Last night I started and finished Princess Ben by Catherine Gilbert Murdock. This was definitely a different twist on a few old stories. Princess Ben is the niece of the king, who has no other heirs. When the King, his brother (Ben's father) and Ben's mother are killed while on a pilgrimage, Ben is taken over as Queen Sofia's pet project.
The story is told as an autobiography from a mature, adult-Ben perspective. Because of this, the narration voice is able to provide some analysis of Ben's actions and motives which provides the reader with appropriate depth - or shallowness - of Ben's actions. This is critical to making the story anything interesting or providing any tension, because the child-Ben is a shallow, food-obsessed, graceless girl who delights in succeeding at any resistance to Queen Sofia's attempts to polish her into a princess.
In her own description of herself, Princess Ben is a fat pig. In today's parlance, one might say that she has an "eating disorder" due to Queen Sofia's heartlessness, but the narrator makes it plain that Ben's overeating habits (problems) pre-date her parents' deaths. They also provide some of the redemption later on in the book, when Ben's attentions turn to a completely different set of obsessions.
You see, in the depths of her (redeemably non-stereotypical) exile in her Queen Aunt's castle tower, Ben discovers that she has magical powers. She discovers the secret passageways around the castle, and finds a tower with a spellbook in it that begins to teach her how to use her powers. In authorial brilliance, Murdock does not
explain the powers of the tower and its contents. Like children (and like Ben) we the readers are forced to accept that the tower's contents simply are
what they please.
The love/hate relationship with the next kingdom over the mountain gets old quickly. The plot devices with which Murdock moves Ben to the locations needed for interaction with the "enemy" are rather aged, though her particular flourishes on them are amusing and speedy. I'm too jaded to enjoy the "invading each other's dreams" plot filler at this point, so I must admit that I barely skimmed over the brief dream interludes.
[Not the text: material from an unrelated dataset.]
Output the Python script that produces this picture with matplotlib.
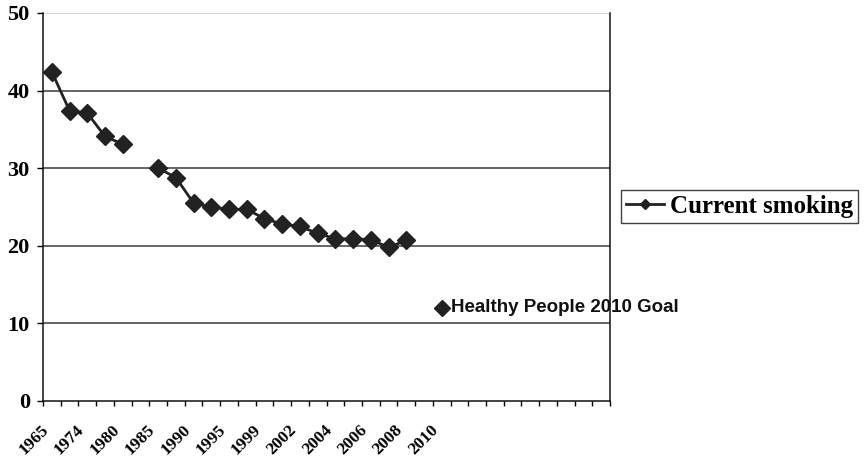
import matplotlib.pyplot as plt
import numpy as np
from matplotlib.lines import Line2D

# survey years on the category axis (every other one gets a label)
years = ["1965", "1970", "1974", "1978", "1980", "1983", "1985", "1987",
         "1990", "1992", "1995", "1997", "1999", "2000", "2002", "2003",
         "2004", "2005", "2006", "2007", "2008", "2009", "2010"]
n_slots = 32

# percent of adults currently smoking (nan = no survey point)
smoking = [42.4, 37.4, 37.1, 34.1, 33.1, np.nan, 30.0, 28.8, 25.5, 25.0,
           24.7, 24.7, 23.5, 22.8, 22.5, 21.6, 20.9, 20.9, 20.8, 19.8, 20.7]

goal_year = "2010"
goal_value = 12
goal_label = "Healthy People 2010 Goal"

fig = plt.figure(figsize=(8.67, 4.62), dpi=100)
ax = fig.add_axes([43/867, 61/462, 567/867, 388/462])

x = np.arange(len(smoking))
ax.plot(x, smoking, color="#222222", lw=2.0, marker="D", ms=9,
        label="Current smoking")

gx = years.index(goal_year)
ax.plot([gx], [goal_value], ls="none", marker="D", ms=8, color="#222222")
ax.annotate(goal_label, (gx, goal_value), xytext=(7, 0),
            textcoords="offset points", va="center", ha="left",
            fontsize=13.5, fontweight="bold", family="Liberation Sans",
            color="#111111")

ax.set_xlim(-0.5, n_slots - 0.5)
ax.set_ylim(0, 50)

# gridlines
for v in [10, 20, 30, 40]:
    ax.axhline(v, color="#3a3a3a", lw=1.1, zorder=0)
ax.axhline(50, color="#c8c8c8", lw=1.1, zorder=0)

for s in ["left", "bottom", "right"]:
    ax.spines[s].set_color("#111111")
    ax.spines[s].set_linewidth(1.1)
ax.spines["top"].set_visible(False)

ax.set_yticks([0, 10, 20, 30, 40, 50])
ax.tick_params(axis="y", direction="out", length=4.5, width=1, pad=5,
               labelsize=16)
for t in ax.get_yticklabels():
    t.set_family("Liberation Serif")
    t.set_fontweight("bold")

# tick marks between categories, labels on every other category
ax.set_xticks(np.arange(-0.5, n_slots, 1))
ax.set_xticklabels([])
ax.tick_params(axis="x", which="major", direction="out", length=3.5, width=1)
ax.set_xticks(np.arange(0, len(years), 2), years[::2], minor=True)
ax.tick_params(axis="x", which="minor", length=0, pad=15, labelsize=12.5)
for t in ax.get_xticklabels(minor=True):
    t.set_family("Liberation Serif")
    t.set_fontweight("bold")
    t.set_rotation(45)
    t.set_ha("right")
    t.set_va("top")

handle = Line2D([], [], color="#222222", lw=2.0, marker="D", ms=5.5)
leg = fig.legend([handle], ["Current smoking"], loc="center left",
                 bbox_to_anchor=(621/867, 1 - 206/462), frameon=True,
                 fancybox=False, handlelength=1.5, handletextpad=0.25,
                 borderpad=0.2, borderaxespad=0,
                 prop={"family": "Liberation Serif", "weight": "bold",
                       "size": 18})
leg.get_frame().set_edgecolor("#111111")
leg.get_frame().set_linewidth(1.0)

fig.savefig("out.png", dpi=100)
The various foreign personalities are unfortunately limited by page size, so remain far flatter than one might prefer as an adult reader. Murdock does provide a strong nod towards the feminist fantasy crowd with a strong-but-brief rant by Princess Ben regarding how much work
becoming an accomplished princess can be.
I will be interested to hear what my niece thinks of this book when I send it to her.